Your instructions:
The material below should be written out in full and exactly; pictures stay out of the copy.

◇ ◇ ◇ ◇ ◇

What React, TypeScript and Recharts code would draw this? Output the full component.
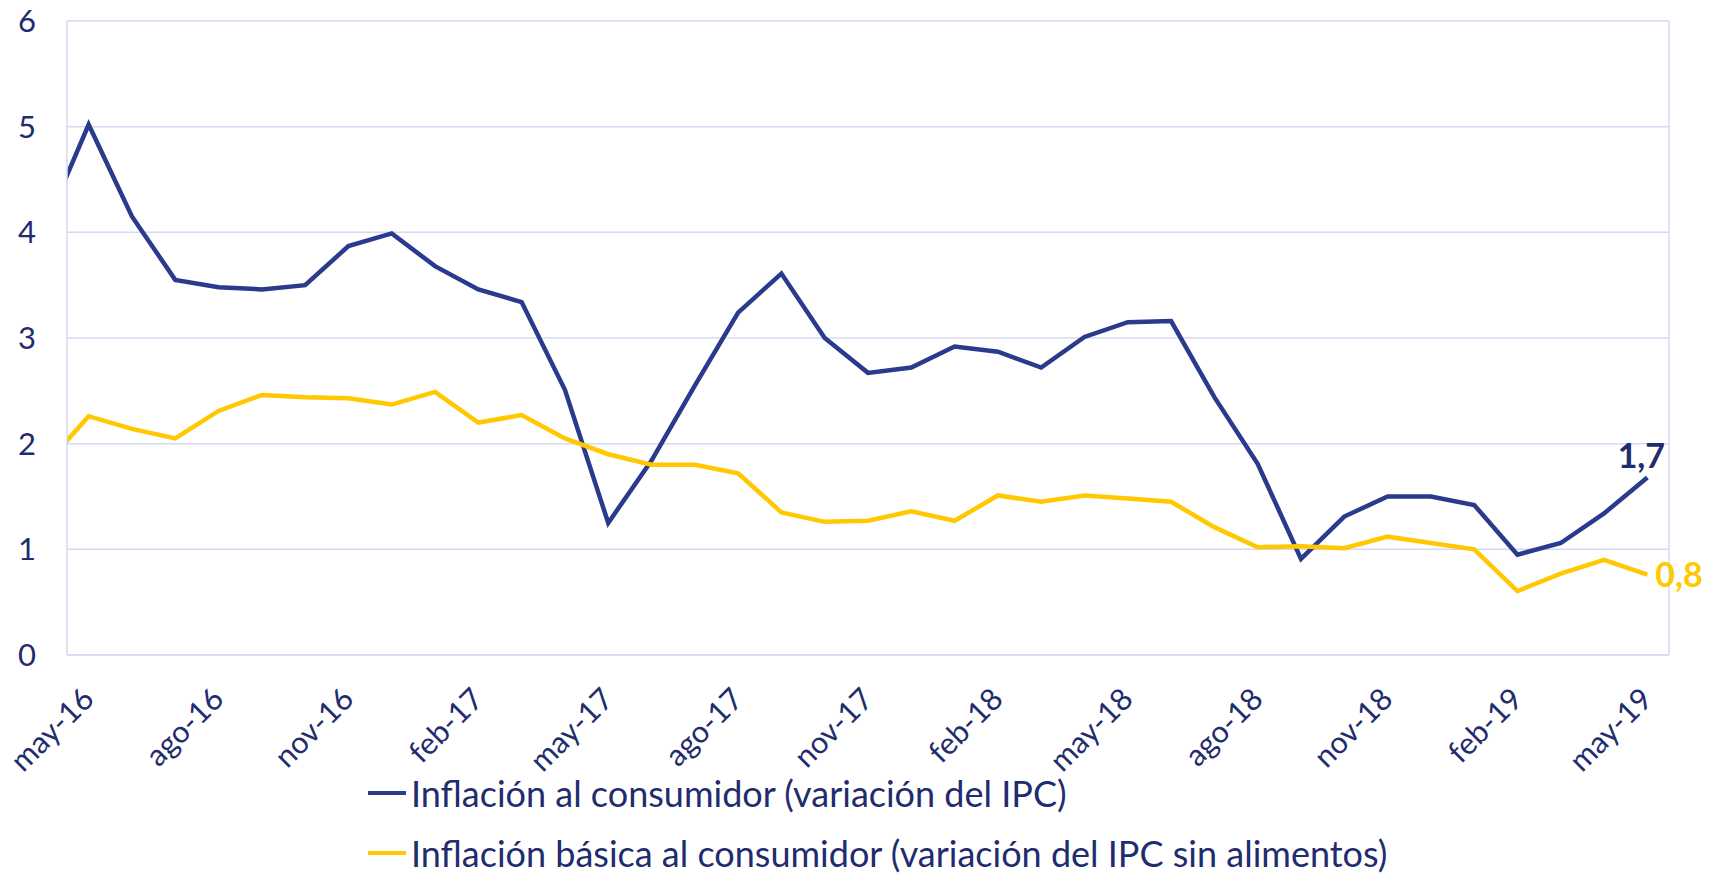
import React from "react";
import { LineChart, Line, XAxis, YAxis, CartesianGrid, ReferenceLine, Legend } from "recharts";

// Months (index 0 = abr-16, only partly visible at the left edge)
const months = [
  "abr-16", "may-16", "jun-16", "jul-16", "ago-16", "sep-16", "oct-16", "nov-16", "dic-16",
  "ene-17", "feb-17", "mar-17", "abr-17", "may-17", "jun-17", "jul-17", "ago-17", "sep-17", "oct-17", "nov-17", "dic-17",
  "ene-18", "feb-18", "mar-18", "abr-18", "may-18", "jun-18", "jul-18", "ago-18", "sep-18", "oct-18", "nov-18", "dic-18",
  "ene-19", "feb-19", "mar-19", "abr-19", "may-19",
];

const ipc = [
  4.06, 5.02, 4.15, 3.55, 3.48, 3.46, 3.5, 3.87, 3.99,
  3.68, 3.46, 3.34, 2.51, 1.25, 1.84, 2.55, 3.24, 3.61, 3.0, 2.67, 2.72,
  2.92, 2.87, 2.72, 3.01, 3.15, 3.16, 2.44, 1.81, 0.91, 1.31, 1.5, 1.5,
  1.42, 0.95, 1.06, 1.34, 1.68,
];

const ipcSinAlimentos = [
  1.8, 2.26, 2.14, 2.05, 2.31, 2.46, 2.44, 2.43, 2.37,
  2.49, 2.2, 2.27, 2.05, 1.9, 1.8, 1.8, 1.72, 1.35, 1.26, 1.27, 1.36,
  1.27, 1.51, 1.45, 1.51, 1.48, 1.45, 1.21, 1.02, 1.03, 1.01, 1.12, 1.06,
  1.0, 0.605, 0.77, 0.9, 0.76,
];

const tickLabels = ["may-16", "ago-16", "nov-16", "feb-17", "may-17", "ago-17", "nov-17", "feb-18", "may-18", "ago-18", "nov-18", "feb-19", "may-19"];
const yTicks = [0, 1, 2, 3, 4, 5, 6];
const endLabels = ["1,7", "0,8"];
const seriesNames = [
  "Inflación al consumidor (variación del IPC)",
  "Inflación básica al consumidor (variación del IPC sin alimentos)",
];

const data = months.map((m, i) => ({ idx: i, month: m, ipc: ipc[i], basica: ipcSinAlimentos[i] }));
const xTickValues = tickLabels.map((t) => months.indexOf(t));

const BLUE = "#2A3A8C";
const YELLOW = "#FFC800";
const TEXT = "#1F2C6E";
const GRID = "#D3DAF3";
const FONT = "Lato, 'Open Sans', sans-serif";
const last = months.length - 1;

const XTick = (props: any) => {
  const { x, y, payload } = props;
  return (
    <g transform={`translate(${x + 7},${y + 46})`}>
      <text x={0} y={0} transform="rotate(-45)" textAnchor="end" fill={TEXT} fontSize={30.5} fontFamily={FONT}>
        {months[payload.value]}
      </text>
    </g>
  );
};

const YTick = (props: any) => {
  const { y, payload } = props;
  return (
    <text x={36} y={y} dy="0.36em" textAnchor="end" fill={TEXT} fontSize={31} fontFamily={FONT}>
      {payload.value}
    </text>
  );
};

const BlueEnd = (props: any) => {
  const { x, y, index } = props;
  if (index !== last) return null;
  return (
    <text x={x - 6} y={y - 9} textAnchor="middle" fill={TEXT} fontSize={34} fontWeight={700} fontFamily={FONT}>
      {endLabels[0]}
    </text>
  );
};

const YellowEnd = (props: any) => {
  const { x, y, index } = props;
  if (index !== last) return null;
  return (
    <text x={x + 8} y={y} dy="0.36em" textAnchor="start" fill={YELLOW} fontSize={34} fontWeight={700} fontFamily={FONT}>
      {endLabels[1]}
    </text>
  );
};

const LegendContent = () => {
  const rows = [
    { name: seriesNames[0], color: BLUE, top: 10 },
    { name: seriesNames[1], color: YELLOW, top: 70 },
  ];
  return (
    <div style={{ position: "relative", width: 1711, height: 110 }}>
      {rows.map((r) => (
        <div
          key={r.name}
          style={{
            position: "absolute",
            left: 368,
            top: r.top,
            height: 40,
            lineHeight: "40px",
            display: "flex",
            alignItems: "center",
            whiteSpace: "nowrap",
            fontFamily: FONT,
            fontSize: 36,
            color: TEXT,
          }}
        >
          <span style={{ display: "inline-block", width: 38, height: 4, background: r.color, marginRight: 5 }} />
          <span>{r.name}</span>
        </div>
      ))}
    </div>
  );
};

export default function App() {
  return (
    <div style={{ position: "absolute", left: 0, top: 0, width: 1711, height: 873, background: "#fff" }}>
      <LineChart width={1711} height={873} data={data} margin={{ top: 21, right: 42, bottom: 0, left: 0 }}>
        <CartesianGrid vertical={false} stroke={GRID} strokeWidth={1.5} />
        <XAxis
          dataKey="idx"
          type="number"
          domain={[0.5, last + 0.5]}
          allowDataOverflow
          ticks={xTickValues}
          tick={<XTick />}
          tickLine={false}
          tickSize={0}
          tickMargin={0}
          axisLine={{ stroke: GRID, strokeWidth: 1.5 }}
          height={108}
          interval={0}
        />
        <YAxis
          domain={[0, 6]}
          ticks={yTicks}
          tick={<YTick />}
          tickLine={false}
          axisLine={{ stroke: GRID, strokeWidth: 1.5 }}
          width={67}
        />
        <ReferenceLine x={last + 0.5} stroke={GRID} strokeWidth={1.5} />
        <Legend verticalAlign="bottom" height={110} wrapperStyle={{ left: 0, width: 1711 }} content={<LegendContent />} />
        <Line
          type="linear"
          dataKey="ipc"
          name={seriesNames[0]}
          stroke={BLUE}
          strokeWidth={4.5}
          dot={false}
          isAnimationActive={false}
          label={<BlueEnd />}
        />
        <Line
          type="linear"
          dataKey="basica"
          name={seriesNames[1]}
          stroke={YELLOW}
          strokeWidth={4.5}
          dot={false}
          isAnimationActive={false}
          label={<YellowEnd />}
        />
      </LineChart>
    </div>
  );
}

◇ ◇ ◇ ◇ ◇

Exercise result:
What React, TypeScript and Recharts code would draw this? Output the full component.
import React from "react";
import { LineChart, Line, XAxis, YAxis, CartesianGrid, ReferenceLine, Legend } from "recharts";

// Months (index 0 = abr-16, only partly visible at the left edge)
const months = [
  "abr-16", "may-16", "jun-16", "jul-16", "ago-16", "sep-16", "oct-16", "nov-16", "dic-16",
  "ene-17", "feb-17", "mar-17", "abr-17", "may-17", "jun-17", "jul-17", "ago-17", "sep-17", "oct-17", "nov-17", "dic-17",
  "ene-18", "feb-18", "mar-18", "abr-18", "may-18", "jun-18", "jul-18", "ago-18", "sep-18", "oct-18", "nov-18", "dic-18",
  "ene-19", "feb-19", "mar-19", "abr-19", "may-19",
];

const ipc = [
  4.06, 5.02, 4.15, 3.55, 3.48, 3.46, 3.5, 3.87, 3.99,
  3.68, 3.46, 3.34, 2.51, 1.25, 1.84, 2.55, 3.24, 3.61, 3.0, 2.67, 2.72,
  2.92, 2.87, 2.72, 3.01, 3.15, 3.16, 2.44, 1.81, 0.91, 1.31, 1.5, 1.5,
  1.42, 0.95, 1.06, 1.34, 1.68,
];

const ipcSinAlimentos = [
  1.8, 2.26, 2.14, 2.05, 2.31, 2.46, 2.44, 2.43, 2.37,
  2.49, 2.2, 2.27, 2.05, 1.9, 1.8, 1.8, 1.72, 1.35, 1.26, 1.27, 1.36,
  1.27, 1.51, 1.45, 1.51, 1.48, 1.45, 1.21, 1.02, 1.03, 1.01, 1.12, 1.06,
  1.0, 0.605, 0.77, 0.9, 0.76,
];

const tickLabels = ["may-16", "ago-16", "nov-16", "feb-17", "may-17", "ago-17", "nov-17", "feb-18", "may-18", "ago-18", "nov-18", "feb-19", "may-19"];
const yTicks = [0, 1, 2, 3, 4, 5, 6];
const endLabels = ["1,7", "0,8"];
const seriesNames = [
  "Inflación al consumidor (variación del IPC)",
  "Inflación básica al consumidor (variación del IPC sin alimentos)",
];

const data = months.map((m, i) => ({ idx: i, month: m, ipc: ipc[i], basica: ipcSinAlimentos[i] }));
const xTickValues = tickLabels.map((t) => months.indexOf(t));

const BLUE = "#2A3A8C";
const YELLOW = "#FFC800";
const TEXT = "#1F2C6E";
const GRID = "#D3DAF3";
const FONT = "Lato, 'Open Sans', sans-serif";
const last = months.length - 1;

const XTick = (props: any) => {
  const { x, y, payload } = props;
  return (
    <g transform={`translate(${x + 7},${y + 46})`}>
      <text x={0} y={0} transform="rotate(-45)" textAnchor="end" fill={TEXT} fontSize={30.5} fontFamily={FONT}>
        {months[payload.value]}
      </text>
    </g>
  );
};

const YTick = (props: any) => {
  const { y, payload } = props;
  return (
    <text x={36} y={y} dy="0.36em" textAnchor="end" fill={TEXT} fontSize={31} fontFamily={FONT}>
      {payload.value}
    </text>
  );
};

const BlueEnd = (props: any) => {
  const { x, y, index } = props;
  if (index !== last) return null;
  return (
    <text x={x - 6} y={y - 9} textAnchor="middle" fill={TEXT} fontSize={34} fontWeight={700} fontFamily={FONT}>
      {endLabels[0]}
    </text>
  );
};

const YellowEnd = (props: any) => {
  const { x, y, index } = props;
  if (index !== last) return null;
  return (
    <text x={x + 8} y={y} dy="0.36em" textAnchor="start" fill={YELLOW} fontSize={34} fontWeight={700} fontFamily={FONT}>
      {endLabels[1]}
    </text>
  );
};

const LegendContent = () => {
  const rows = [
    { name: seriesNames[0], color: BLUE, top: 10 },
    { name: seriesNames[1], color: YELLOW, top: 70 },
  ];
  return (
    <div style={{ position: "relative", width: 1711, height: 110 }}>
      {rows.map((r) => (
        <div
          key={r.name}
          style={{
            position: "absolute",
            left: 368,
            top: r.top,
            height: 40,
            lineHeight: "40px",
            display: "flex",
            alignItems: "center",
            whiteSpace: "nowrap",
            fontFamily: FONT,
            fontSize: 36,
            color: TEXT,
          }}
        >
          <span style={{ display: "inline-block", width: 38, height: 4, background: r.color, marginRight: 5 }} />
          <span>{r.name}</span>
        </div>
      ))}
    </div>
  );
};

export default function App() {
  return (
    <div style={{ position: "absolute", left: 0, top: 0, width: 1711, height: 873, background: "#fff" }}>
      <LineChart width={1711} height={873} data={data} margin={{ top: 21, right: 42, bottom: 0, left: 0 }}>
        <CartesianGrid vertical={false} stroke={GRID} strokeWidth={1.5} />
        <XAxis
          dataKey="idx"
          type="number"
          domain={[0.5, last + 0.5]}
          allowDataOverflow
          ticks={xTickValues}
          tick={<XTick />}
          tickLine={false}
          tickSize={0}
          tickMargin={0}
          axisLine={{ stroke: GRID, strokeWidth: 1.5 }}
          height={108}
          interval={0}
        />
        <YAxis
          domain={[0, 6]}
          ticks={yTicks}
          tick={<YTick />}
          tickLine={false}
          axisLine={{ stroke: GRID, strokeWidth: 1.5 }}
          width={67}
        />
        <ReferenceLine x={last + 0.5} stroke={GRID} strokeWidth={1.5} />
        <Legend verticalAlign="bottom" height={110} wrapperStyle={{ left: 0, width: 1711 }} content={<LegendContent />} />
        <Line
          type="linear"
          dataKey="ipc"
          name={seriesNames[0]}
          stroke={BLUE}
          strokeWidth={4.5}
          dot={false}
          isAnimationActive={false}
          label={<BlueEnd />}
        />
        <Line
          type="linear"
          dataKey="basica"
          name={seriesNames[1]}
          stroke={YELLOW}
          strokeWidth={4.5}
          dot={false}
          isAnimationActive={false}
          label={<YellowEnd />}
        />
      </LineChart>
    </div>
  );
}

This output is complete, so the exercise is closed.